-- ENTRIES start --

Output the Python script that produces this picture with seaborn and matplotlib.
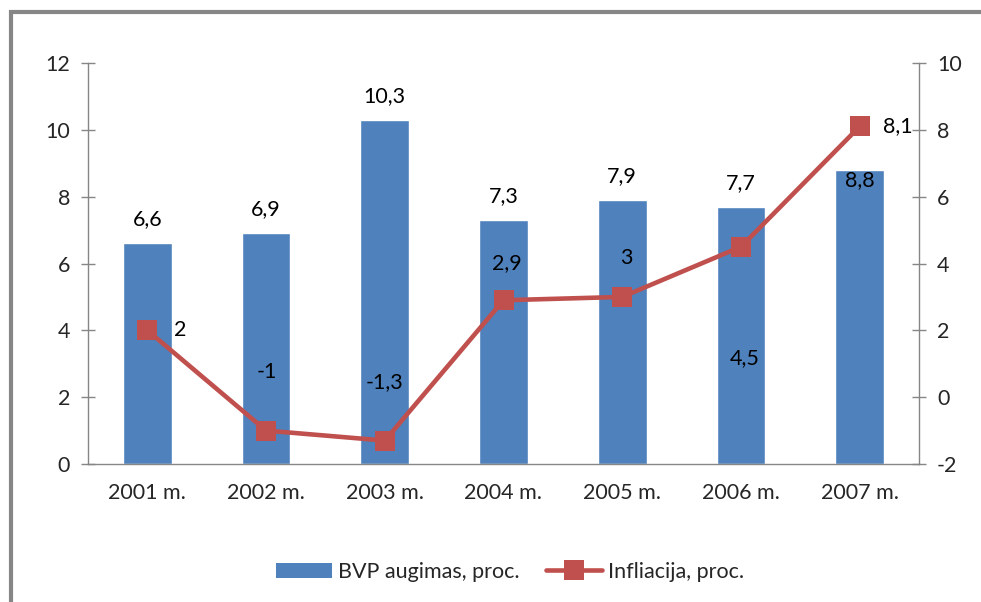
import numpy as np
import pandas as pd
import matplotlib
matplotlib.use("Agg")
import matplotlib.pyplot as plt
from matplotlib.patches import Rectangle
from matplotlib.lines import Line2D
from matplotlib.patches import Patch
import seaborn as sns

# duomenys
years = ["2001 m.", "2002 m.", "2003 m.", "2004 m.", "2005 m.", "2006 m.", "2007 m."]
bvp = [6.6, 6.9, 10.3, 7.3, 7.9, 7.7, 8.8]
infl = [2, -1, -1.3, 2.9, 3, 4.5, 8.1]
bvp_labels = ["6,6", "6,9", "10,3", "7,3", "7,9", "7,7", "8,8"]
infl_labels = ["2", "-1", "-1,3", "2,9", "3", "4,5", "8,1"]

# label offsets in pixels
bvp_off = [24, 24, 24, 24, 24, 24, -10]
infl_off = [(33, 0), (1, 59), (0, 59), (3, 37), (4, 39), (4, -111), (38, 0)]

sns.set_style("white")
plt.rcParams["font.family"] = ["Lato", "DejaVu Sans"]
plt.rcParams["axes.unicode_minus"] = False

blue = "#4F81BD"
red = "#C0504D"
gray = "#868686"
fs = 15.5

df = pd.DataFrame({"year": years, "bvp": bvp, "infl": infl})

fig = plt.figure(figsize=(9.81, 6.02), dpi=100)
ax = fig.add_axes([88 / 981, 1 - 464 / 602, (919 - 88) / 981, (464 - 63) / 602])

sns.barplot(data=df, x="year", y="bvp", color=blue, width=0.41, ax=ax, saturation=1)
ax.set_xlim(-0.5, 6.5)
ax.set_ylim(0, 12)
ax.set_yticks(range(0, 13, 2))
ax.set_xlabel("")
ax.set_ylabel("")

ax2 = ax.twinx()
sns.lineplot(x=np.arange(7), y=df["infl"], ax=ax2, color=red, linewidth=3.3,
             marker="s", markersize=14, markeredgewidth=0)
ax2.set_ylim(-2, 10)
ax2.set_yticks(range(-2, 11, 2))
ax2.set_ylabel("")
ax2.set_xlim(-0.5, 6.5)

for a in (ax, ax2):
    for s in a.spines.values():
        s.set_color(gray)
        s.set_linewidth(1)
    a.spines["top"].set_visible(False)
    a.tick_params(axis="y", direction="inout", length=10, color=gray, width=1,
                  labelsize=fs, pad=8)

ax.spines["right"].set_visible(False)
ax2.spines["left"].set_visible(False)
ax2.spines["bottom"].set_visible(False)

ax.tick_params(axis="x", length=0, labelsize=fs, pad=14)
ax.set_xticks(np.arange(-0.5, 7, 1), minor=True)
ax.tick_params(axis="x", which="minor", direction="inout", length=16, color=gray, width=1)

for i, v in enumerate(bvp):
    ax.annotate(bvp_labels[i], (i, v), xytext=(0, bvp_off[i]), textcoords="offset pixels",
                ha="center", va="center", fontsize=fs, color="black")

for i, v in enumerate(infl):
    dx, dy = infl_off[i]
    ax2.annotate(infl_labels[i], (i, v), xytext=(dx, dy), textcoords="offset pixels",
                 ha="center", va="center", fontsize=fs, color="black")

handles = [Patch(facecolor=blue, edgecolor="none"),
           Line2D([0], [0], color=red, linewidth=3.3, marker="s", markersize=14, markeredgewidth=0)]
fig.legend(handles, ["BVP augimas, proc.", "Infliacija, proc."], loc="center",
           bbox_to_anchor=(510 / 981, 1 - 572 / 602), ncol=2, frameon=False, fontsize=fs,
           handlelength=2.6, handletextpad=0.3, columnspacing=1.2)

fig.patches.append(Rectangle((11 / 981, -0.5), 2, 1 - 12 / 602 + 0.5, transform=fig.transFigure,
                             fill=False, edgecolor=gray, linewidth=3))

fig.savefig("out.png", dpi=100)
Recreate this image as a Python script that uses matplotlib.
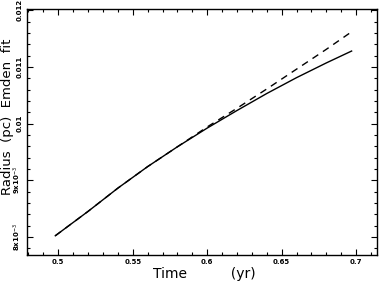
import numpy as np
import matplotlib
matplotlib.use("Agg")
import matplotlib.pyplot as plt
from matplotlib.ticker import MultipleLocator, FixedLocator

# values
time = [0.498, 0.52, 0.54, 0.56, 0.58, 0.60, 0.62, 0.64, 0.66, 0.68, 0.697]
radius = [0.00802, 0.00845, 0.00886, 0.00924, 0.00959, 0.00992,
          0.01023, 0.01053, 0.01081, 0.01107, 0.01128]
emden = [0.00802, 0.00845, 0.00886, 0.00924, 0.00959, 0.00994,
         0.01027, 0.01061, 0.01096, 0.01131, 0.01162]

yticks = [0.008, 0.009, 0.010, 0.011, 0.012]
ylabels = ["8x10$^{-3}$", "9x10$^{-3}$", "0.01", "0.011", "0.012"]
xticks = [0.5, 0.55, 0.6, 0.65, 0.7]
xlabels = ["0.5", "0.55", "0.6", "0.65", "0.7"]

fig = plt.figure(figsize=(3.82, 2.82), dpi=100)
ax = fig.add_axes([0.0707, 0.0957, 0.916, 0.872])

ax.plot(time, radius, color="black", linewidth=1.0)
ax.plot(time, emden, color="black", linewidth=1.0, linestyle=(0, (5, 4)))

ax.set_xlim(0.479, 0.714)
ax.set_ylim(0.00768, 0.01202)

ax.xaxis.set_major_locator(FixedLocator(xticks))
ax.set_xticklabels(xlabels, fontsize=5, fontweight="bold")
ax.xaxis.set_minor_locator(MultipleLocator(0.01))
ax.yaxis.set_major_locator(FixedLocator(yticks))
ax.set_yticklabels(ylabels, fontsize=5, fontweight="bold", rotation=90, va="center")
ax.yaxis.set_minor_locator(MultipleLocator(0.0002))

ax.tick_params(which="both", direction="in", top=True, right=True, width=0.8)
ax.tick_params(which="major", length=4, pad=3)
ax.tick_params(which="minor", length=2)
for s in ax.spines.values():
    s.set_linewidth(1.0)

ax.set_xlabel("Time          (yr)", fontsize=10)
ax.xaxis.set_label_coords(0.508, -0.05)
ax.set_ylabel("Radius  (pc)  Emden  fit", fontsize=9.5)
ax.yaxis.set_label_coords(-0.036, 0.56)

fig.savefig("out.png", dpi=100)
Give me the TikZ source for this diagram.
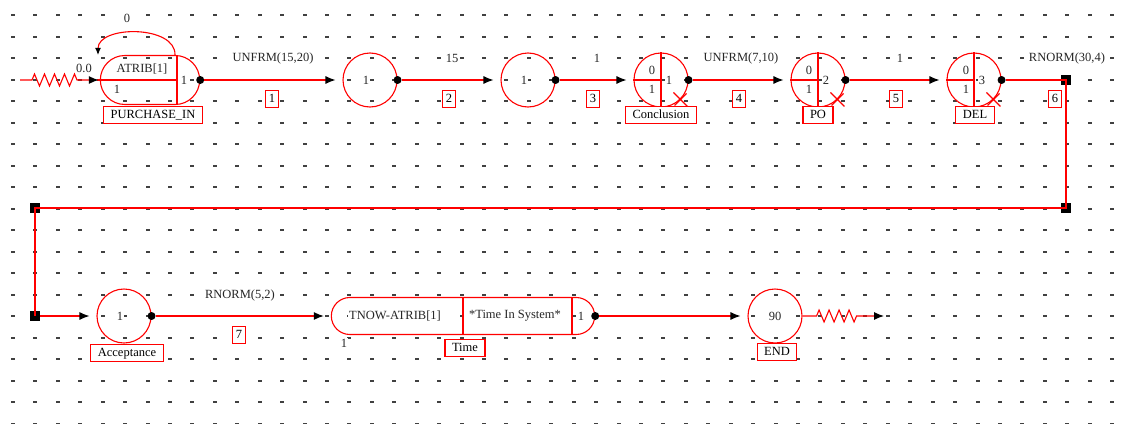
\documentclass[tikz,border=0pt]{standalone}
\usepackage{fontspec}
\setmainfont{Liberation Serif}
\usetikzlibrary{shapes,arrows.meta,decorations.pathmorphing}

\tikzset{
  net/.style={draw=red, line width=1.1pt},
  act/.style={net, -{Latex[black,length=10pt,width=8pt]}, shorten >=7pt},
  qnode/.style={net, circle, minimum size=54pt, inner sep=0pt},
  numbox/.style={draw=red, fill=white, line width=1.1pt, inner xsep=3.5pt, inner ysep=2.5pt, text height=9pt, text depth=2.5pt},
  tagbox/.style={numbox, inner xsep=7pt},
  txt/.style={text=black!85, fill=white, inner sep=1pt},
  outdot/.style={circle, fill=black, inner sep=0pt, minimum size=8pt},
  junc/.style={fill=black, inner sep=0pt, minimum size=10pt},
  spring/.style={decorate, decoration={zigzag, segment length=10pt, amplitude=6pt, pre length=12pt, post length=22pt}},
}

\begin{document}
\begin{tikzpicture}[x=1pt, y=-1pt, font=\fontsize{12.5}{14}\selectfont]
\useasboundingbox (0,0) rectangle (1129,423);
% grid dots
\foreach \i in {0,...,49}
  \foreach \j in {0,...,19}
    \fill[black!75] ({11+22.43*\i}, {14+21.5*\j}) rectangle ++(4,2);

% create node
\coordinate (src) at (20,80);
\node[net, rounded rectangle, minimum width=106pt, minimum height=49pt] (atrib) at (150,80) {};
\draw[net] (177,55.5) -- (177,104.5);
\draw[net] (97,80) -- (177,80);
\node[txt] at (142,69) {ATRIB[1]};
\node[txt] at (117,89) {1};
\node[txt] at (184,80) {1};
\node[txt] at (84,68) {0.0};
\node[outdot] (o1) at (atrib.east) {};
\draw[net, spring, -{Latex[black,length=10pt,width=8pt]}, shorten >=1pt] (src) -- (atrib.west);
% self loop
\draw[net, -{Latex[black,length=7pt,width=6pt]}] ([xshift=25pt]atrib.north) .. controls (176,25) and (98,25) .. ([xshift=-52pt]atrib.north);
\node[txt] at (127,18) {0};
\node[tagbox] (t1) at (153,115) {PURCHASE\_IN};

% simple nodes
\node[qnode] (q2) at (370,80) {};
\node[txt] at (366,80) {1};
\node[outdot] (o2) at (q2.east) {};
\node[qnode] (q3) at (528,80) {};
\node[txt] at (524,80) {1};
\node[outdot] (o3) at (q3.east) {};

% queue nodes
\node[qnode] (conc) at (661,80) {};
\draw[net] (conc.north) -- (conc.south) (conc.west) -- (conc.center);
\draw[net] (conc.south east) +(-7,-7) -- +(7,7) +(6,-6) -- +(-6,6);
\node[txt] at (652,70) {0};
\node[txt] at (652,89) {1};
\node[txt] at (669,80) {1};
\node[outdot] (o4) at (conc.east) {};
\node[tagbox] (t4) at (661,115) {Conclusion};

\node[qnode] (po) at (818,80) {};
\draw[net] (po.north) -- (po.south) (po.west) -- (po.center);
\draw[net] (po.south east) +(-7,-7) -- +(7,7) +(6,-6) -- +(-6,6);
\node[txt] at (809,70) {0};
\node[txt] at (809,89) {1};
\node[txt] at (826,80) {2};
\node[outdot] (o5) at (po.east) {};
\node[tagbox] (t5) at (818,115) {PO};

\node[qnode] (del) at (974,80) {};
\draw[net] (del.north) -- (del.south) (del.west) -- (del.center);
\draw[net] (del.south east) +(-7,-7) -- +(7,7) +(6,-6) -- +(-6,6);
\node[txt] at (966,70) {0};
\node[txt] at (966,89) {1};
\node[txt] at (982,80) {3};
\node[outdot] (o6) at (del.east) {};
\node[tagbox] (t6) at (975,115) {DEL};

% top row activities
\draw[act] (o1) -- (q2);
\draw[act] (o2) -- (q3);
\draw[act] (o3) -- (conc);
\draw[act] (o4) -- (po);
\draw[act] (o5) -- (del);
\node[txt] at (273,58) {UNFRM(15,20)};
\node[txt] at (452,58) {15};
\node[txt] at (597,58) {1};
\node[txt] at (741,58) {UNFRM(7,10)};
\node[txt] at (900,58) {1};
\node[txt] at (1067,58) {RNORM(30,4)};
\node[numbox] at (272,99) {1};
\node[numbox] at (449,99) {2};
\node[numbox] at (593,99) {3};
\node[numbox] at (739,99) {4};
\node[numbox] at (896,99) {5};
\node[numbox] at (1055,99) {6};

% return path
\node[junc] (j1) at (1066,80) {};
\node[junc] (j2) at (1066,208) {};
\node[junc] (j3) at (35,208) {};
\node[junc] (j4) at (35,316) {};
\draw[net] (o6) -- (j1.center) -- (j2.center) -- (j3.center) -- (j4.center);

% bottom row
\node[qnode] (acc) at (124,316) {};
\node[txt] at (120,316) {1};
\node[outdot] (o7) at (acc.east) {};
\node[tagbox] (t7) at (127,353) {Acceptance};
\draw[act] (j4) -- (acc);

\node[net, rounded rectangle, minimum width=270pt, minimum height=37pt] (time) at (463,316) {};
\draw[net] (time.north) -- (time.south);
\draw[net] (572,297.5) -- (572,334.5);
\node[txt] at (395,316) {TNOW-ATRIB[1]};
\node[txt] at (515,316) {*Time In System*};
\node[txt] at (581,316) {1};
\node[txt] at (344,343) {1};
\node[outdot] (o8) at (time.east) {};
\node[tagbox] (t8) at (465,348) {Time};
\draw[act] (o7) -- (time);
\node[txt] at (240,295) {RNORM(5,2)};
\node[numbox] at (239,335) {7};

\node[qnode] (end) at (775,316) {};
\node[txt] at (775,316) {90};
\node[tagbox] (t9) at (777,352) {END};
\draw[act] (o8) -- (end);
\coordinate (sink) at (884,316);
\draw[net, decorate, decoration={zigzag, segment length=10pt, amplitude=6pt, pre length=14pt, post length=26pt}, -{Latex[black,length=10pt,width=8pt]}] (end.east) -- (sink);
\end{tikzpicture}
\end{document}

-- ENTRIES end --

PROBLEM DESCRIPTION> With the pictures left out, restate word for word every line of the data above, from the first down to the line that contains "-111), (38, 0)]".

RESPONSE>
Output the Python script that produces this picture with seaborn and matplotlib.
import numpy as np
import pandas as pd
import matplotlib
matplotlib.use("Agg")
import matplotlib.pyplot as plt
from matplotlib.patches import Rectangle
from matplotlib.lines import Line2D
from matplotlib.patches import Patch
import seaborn as sns

# duomenys
years = ["2001 m.", "2002 m.", "2003 m.", "2004 m.", "2005 m.", "2006 m.", "2007 m."]
bvp = [6.6, 6.9, 10.3, 7.3, 7.9, 7.7, 8.8]
infl = [2, -1, -1.3, 2.9, 3, 4.5, 8.1]
bvp_labels = ["6,6", "6,9", "10,3", "7,3", "7,9", "7,7", "8,8"]
infl_labels = ["2", "-1", "-1,3", "2,9", "3", "4,5", "8,1"]

# label offsets in pixels
bvp_off = [24, 24, 24, 24, 24, 24, -10]
infl_off = [(33, 0), (1, 59), (0, 59), (3, 37), (4, 39), (4, -111), (38, 0)]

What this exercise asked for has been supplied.